La route était effrayante. On voyait des cadavres partout. Des corps d'adultes, des corps d'enfants, des vêtements jetés au sol. C'était comme dans un film d'horreur.
A Al-Hamra, nous avons trouvé un poste de contrôle des FSR. Ils nous ont fait descendre des véhicules. (...) Ils ont pris à part neuf jeunes hommes, ils les ont accusés d'être des soldats et ont commencé à les torturer. Ils les ont frappés à la tête avec leurs pieds".
Souleiman - "comme si nous n'étions pas des humains"

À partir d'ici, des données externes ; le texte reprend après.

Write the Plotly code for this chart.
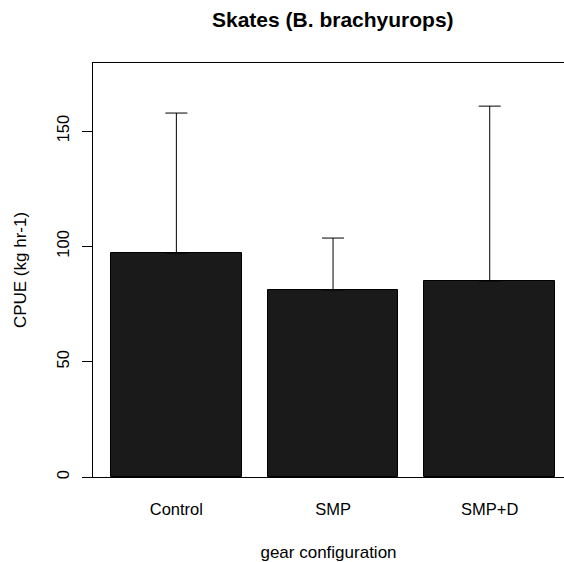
import plotly.graph_objects as go

categories = ["Control", "SMP", "SMP+D"]
cpue = [97.1, 81.1, 85.0]
err_upper = [60.7, 22.5, 75.8]   # upper error (mean + err = top of whisker)
y_ticks = [0, 50, 100, 150]

FONT = "Liberation Sans, Arial, sans-serif"

fig = go.Figure()
fig.add_trace(go.Bar(
    x=[0, 1, 2],
    y=cpue,
    width=0.833,
    marker=dict(color="#1a1a1a", line=dict(color="#000000", width=1)),
    error_y=dict(type="data", symmetric=False, array=err_upper,
                 arrayminus=[0, 0, 0], color="#000000", thickness=1, width=11),
    showlegend=False,
))

fig.update_layout(
    width=564, height=562,
    margin=dict(l=93, r=0, t=63, b=85),
    paper_bgcolor="white", plot_bgcolor="white",
    font=dict(family=FONT, size=17, color="#000000"),
    bargap=0,
    annotations=[dict(
        text="<b>Skates (B. brachyurops)</b>",
        xref="paper", yref="paper", x=(333 - 93) / 471, y=1,
        xanchor="center", yanchor="bottom", yshift=30, showarrow=False,
        font=dict(family=FONT, size=21, color="#000000"),
    )],
)

fig.update_xaxes(
    range=[-0.532, 2.474],
    tickmode="array", tickvals=[0, 1, 2], ticktext=categories,
    ticks="outside", ticklen=17, tickcolor="rgba(0,0,0,0)",
    tickfont=dict(size=16.5),
    showline=True, linecolor="#000000", linewidth=1, mirror=True,
    showgrid=False, zeroline=False,
    title=dict(text="gear configuration", font=dict(size=17), standoff=29),
)
fig.update_yaxes(
    range=[0, 179.5],
    tickmode="array", tickvals=y_ticks, ticktext=[str(v) for v in y_ticks],
    ticks="outside", ticklen=10, tickcolor="#000000", tickwidth=1,
    tickangle=-90, tickfont=dict(size=16.5), ticklabelstandoff=6,
    showline=True, linecolor="#000000", linewidth=1, mirror=False,
    showgrid=False, zeroline=False,
    title=dict(text="CPUE (kg hr-1)", font=dict(size=17), standoff=23),
)

fig.write_html(
    "out.html",
    config={"displayModeBar": False},
    post_script="document.body.style.margin='0';document.body.style.overflow='hidden';",
)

"Ils ont touché les femmes, enlevant même leurs sous-vêtements. Ils ont pris les téléphones, l'argent, tout ce qu'ils trouvaient.
Puis nous avons trouvé un groupe de jeunes de moins de 25 ans. Ils ont commencé à nous fouiller comme si nous n'étions pas des humains. Nous avons entendu les pires insultes, des mots qui ne se disent pas aux humains.
Nous avons vu des cadavres de jeunes hommes sur la route. Nous ne savons pas comment ils sont morts.
Ils ont presque tout mon argent: 40.000 livres que j'avais cachées un peu partout sur moi".
Mohamed, 12 ans - "ils voulaient violer mes soeurs"
"Ils ne nous ont pas laissés tranquilles. Ils voulaient violer mes sœurs et ma mère leur a dit: +Violez-moi, mais ne violez pas les filles.+ Puis ils nous ont jeté des pierres et nous sommes partis."
Mazaher - "ils se vantent d'avoir pris la virginité"
"Nous les filles, lorsque nous marchons ensemble, nous appliquons du henné sur nos mains, même lorsque nous ne sommes pas mariées, car les FSR préfèrent que les filles ne soient pas mariées. Ils se vantent de tuer, ils se vantent d'avoir pris la virginité d'un grand nombre de filles. L'un d'eux a dit: +J'en suis à 40 filles.+"
Kifah - jeune mère "épuisée"
"Nous avons marché à pied (depuis El-Facher) alors que j'étais enceinte, ils n'ont pas vu que je portais ma fille", née peu après l'arrivée au camp en l'absence de son père tué dans les violences qui ont déchiré El-Facher. La route "m'a épuisée, à cause du manque de nourriture et d'eau, nous n'avions rien à boire".